08. December 2015 · Comments Off on On Gormenghast and Giving Up · Categories: Books · Tags: , ,

The Illustrated Gormenghast Trilogy by Mervyn PeakeThere comes a time when you have to admit that something is just not to your taste.

Gormenghast is hailed as a masterpiece of fantastic fiction, a classic of the genre. I’ve tried for years to get through one single book of the trilogy, having decided that I needed to read it in light of its many accolades. I have the distinct feeling that those who like these novels are the same folks who read Dickens for pleasure. The density of prose is similar, since Charlie got paid by the word. But even Dickens felt compelled to craft an actual plot.

Imagine if you will that you have sat down to a 12-course dinner. That an entire evening’s feasting and entertainment is about to be set before you. Then you slowly realize that every single course is a) the same thing, and b) an entire gallon of gravy in which a single bit of meat is suspended and that must be consumed in full before moving on. That’s what reading Peake feels like. The structure of each chapter is invariable. A vast proscenium is erected with velvet curtains, baroque curlicues and gilding in which a single character is vignetted, with such supporting cast as necessary to react to their lone plot point. At which time the set is torn down and reconstructed anew for the next tiny tidbit of story.

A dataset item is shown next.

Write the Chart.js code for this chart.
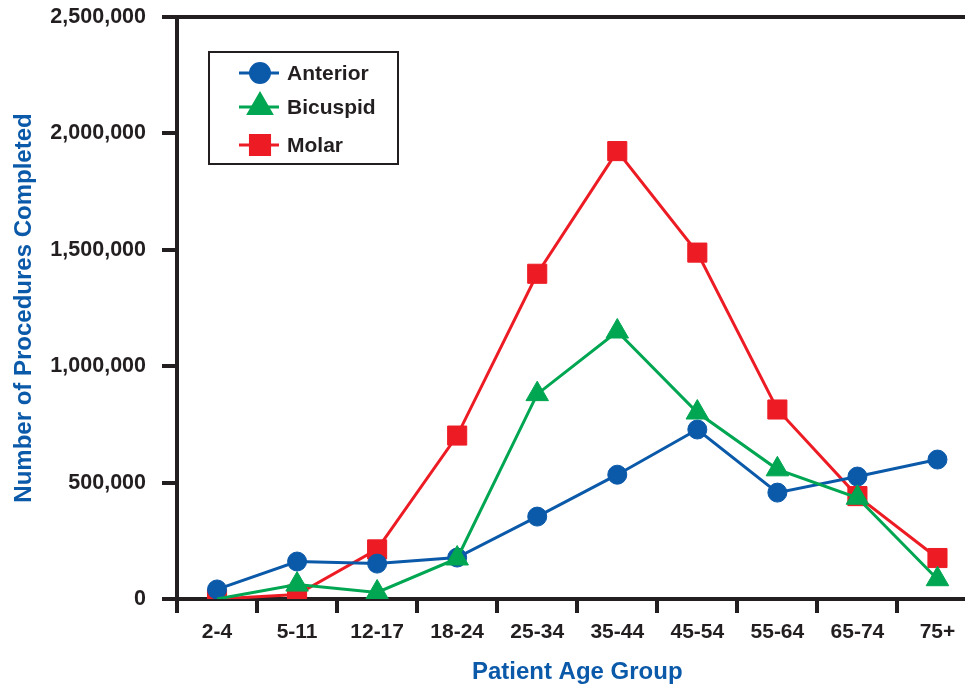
<!DOCTYPE html>
<html>
<head>
<meta charset="utf-8">
<script src="https://cdn.jsdelivr.net/npm/chart.js@4"></script>
<style>
  html, body { margin: 0; padding: 0; background: #fff; overflow: hidden; }
  #wrap { width: 992px; height: 690px; }
</style>
</head>
<body>
<div id="wrap"><canvas id="js-canvas" width="992" height="690"></canvas></div>
<script>
const canvas = document.getElementById('js-canvas')

// Data
const ageGroups = ['2-4', '5-11', '12-17', '18-24', '25-34', '35-44', '45-54', '55-64', '65-74', '75+']
const anterior = [41000, 161000, 152000, 178000, 354000, 534000, 728000, 457000, 526000, 599000]
const bicuspid = [0, 62000, 28000, 174000, 880000, 1149000, 801000, 557000, 435000, 85000]
const molar = [0, 19000, 213000, 702000, 1397000, 1924000, 1488000, 814000, 442000, 176000]
const yTicks = [0, 500000, 1000000, 1500000, 2000000, 2500000]

const INK = '#231f20'
const BLUE = '#0b59a9'
const GREEN = '#00a651'
const RED = '#ed1c24'
const FONT = "'Liberation Sans', Arial, Helvetica, sans-serif"

// Legend drawn as a boxed panel inside the plot
const boxLegend = {
	id: 'boxLegend',
	afterDraw(chart) {
		const ctx = chart.ctx
		const area = chart.chartArea
		const x0 = area.left + 32, y0 = area.top + 35
		ctx.save()
		ctx.lineWidth = 2
		ctx.strokeStyle = INK
		ctx.strokeRect(x0, y0, 189, 112)
		const rows = [21, 55, 93]
		chart.data.datasets.forEach((ds, i) => {
			const y = y0 + rows[i]
			ctx.strokeStyle = ds.borderColor
			ctx.lineWidth = 3
			ctx.beginPath()
			ctx.moveTo(x0 + 30, y)
			ctx.lineTo(x0 + 70, y)
			ctx.stroke()
			ctx.fillStyle = ds.backgroundColor
			ctx.strokeStyle = ds.borderColor
			Chart.helpers.drawPoint(ctx, {
				pointStyle: ds.pointStyle,
				radius: ds.legendRadius,
				rotation: 0,
				borderWidth: 1
			}, x0 + 51, y)
			ctx.fillStyle = INK
			ctx.font = 'bold 21px ' + FONT
			ctx.textBaseline = 'middle'
			ctx.textAlign = 'left'
			ctx.fillText(ds.label, x0 + 78, y + 1)
		})
		ctx.restore()
	}
}

const chart = new Chart(canvas, {
	type: 'line',
	data: {
		labels: ageGroups,
		datasets: [
			{
				label: 'Anterior',
				data: anterior,
				borderColor: BLUE,
				backgroundColor: BLUE,
				pointStyle: 'circle',
				pointRadius: 9.5,
				legendRadius: 9.5,
				order: 1
			},
			{
				label: 'Bicuspid',
				data: bicuspid,
				borderColor: GREEN,
				backgroundColor: GREEN,
				pointStyle: 'triangle',
				// no marker drawn for the first group in the original
				pointRadius: bicuspid.map((v, i) => i === 0 ? 0 : 13),
				legendRadius: 13,
				order: 0
			},
			{
				label: 'Molar',
				data: molar,
				borderColor: RED,
				backgroundColor: RED,
				pointStyle: 'rect',
				pointRadius: 13.5,
				legendRadius: 13.5,
				order: 2
			}
		]
	},
	options: {
		responsive: false,
		animation: false,
		layout: { padding: { top: 17, right: 4, left: 0, bottom: 0 } },
		elements: {
			line: { borderWidth: 3, tension: 0 },
			point: { borderWidth: 1, hoverRadius: 10 }
		},
		plugins: {
			legend: { display: false },
			tooltip: { enabled: false }
		},
		scales: {
			x: {
				offset: true,
				grid: {
					offset: true,
					drawOnChartArea: false,
					color: INK,
					lineWidth: 4,
					tickLength: 14
				},
				border: { color: INK, width: 4 },
				ticks: {
					color: INK,
					font: { family: FONT, size: 21, weight: 'bold' },
					padding: 7,
					maxRotation: 0
				},
				title: {
					display: true,
					text: 'Patient Age Group',
					color: BLUE,
					font: { family: FONT, size: 24, weight: 'bold' },
					padding: { top: 0, bottom: 3 }
				},
				afterFit(scale) { scale.height = 91 }
			},
			y: {
				min: 0,
				max: 2500000,
				afterBuildTicks(scale) { scale.ticks = yTicks.map(v => ({ value: v })) },
				grid: {
					// only the top line runs across the plot
					color: ctx => ctx.tick && ctx.tick.value === 2500000 ? INK : 'rgba(0,0,0,0)',
					tickColor: INK,
					lineWidth: 4,
					tickLength: 15
				},
				border: { color: INK, width: 4 },
				ticks: {
					color: INK,
					font: { family: FONT, size: 21.5, weight: 'bold' },
					padding: 16,
					callback: v => v.toLocaleString('en-US')
				},
				title: {
					display: true,
					text: 'Number of Procedures Completed',
					color: BLUE,
					font: { family: FONT, size: 24, weight: 'bold' },
					padding: { top: 10, bottom: 0 }
				},
				afterFit(scale) {
					scale.width = 177
					scale.paddingTop = 0
					scale.paddingBottom = 0
				}
			}
		}
	},
	plugins: [boxLegend]
})
</script>
</body>
</html>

As an author, he is one hell of an illustrator.

Gioachino Rossini once said of Richard Wagner, “Wagner has lovely moments but awful quarters of an hour.” Such is the world of Gormenghast. For every delicious morsel of text, one must digest several pounds of dense, florid descriptive prose that paints a gorgeous mental picture but advances a plot, conflict, or character not one little bit. Peake had never met a multi-syllabic adjective he didn’t like. The words flood every page with descriptions of mannerisms, locations, and expressions. Entire chapters are spent to enable the delivery of a handful of lines of dialog. It’s like watching a film where every line uttered is preceded by a five minute sweeping establishing shot and followed by ten minutes of reactions from the cast. The tedious pace is ultimately what ended my affair with this book.

This tome is going to have to go to someone else for whom plot and character development is secondary to the ecstasy of wordplay. There may be a gem of a story hidden somewhere in the shambles of Gormenghast Castle, but I’ll be damned if I’m going to spend months lost in its labyrinthine corridors and warren holes trying to find it.